**STATED PROBLEM**
List every line below containing "this".

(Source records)
>> begin
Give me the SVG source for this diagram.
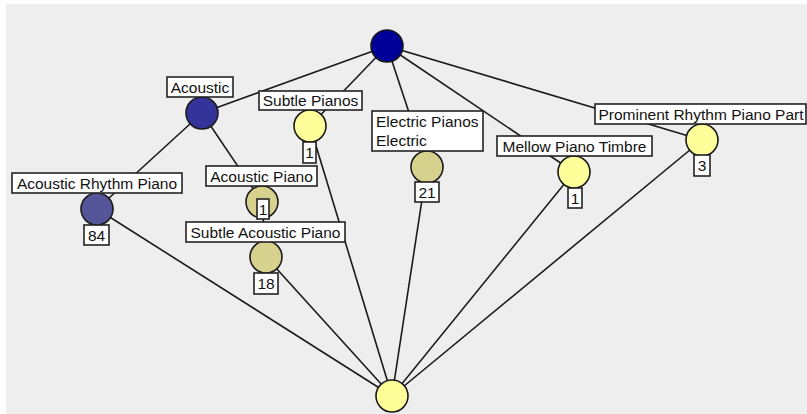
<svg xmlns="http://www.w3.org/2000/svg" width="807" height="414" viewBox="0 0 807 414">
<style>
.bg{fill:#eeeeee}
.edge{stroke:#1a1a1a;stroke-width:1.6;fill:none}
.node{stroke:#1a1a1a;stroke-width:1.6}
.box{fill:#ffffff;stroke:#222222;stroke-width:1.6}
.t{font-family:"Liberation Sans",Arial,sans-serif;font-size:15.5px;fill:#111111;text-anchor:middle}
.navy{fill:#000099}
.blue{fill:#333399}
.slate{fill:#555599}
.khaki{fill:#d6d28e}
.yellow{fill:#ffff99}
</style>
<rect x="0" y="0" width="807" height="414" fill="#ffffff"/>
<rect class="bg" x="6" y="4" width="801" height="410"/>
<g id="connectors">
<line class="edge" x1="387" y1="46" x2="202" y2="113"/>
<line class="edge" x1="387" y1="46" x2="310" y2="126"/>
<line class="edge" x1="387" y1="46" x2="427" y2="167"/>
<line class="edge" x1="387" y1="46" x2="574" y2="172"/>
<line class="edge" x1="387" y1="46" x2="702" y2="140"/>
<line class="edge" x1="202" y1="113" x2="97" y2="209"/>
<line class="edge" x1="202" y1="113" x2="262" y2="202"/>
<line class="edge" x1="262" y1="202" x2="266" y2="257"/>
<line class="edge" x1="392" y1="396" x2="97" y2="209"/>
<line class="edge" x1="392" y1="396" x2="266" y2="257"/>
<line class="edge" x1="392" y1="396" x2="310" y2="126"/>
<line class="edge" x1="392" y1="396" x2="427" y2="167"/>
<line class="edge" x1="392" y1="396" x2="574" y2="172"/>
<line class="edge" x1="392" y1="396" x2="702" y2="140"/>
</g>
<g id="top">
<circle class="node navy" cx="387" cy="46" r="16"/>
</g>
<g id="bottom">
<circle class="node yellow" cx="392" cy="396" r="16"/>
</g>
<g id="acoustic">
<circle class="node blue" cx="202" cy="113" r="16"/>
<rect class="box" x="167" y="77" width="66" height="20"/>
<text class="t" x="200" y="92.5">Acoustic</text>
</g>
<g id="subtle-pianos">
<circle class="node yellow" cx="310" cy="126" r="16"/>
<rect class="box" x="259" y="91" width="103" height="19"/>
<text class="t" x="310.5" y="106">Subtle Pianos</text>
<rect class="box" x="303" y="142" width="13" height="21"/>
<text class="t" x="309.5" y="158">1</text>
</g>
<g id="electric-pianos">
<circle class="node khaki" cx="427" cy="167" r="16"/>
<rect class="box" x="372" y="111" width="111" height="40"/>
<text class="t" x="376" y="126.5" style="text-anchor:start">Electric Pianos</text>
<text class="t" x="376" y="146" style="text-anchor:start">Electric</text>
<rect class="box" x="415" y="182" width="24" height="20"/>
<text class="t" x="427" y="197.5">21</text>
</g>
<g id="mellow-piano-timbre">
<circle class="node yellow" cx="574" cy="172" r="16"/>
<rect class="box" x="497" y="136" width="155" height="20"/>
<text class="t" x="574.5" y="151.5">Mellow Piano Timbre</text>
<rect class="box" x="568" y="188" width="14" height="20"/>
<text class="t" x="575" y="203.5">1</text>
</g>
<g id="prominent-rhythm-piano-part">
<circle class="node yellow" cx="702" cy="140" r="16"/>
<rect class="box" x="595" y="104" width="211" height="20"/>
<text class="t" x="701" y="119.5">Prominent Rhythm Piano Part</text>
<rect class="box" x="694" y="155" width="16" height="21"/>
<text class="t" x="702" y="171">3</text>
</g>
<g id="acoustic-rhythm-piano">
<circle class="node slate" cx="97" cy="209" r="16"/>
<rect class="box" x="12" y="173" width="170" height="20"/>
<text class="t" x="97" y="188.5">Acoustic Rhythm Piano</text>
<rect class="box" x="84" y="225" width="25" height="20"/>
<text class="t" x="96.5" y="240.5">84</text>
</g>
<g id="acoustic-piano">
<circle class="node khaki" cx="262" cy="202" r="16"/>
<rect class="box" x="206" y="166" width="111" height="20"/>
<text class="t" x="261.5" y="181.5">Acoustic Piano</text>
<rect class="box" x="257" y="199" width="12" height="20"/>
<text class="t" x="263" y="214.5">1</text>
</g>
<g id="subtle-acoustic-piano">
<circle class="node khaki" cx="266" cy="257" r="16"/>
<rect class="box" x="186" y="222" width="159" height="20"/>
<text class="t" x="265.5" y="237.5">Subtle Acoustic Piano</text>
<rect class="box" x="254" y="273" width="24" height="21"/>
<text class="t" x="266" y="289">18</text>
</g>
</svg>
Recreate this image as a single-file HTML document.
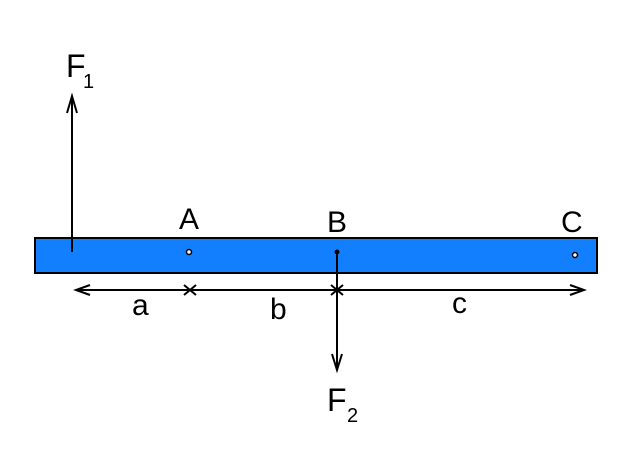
>> end
**WRITTEN SOLUTION**
Give me the SVG source for this diagram.
Recreate this image as a single-file HTML document.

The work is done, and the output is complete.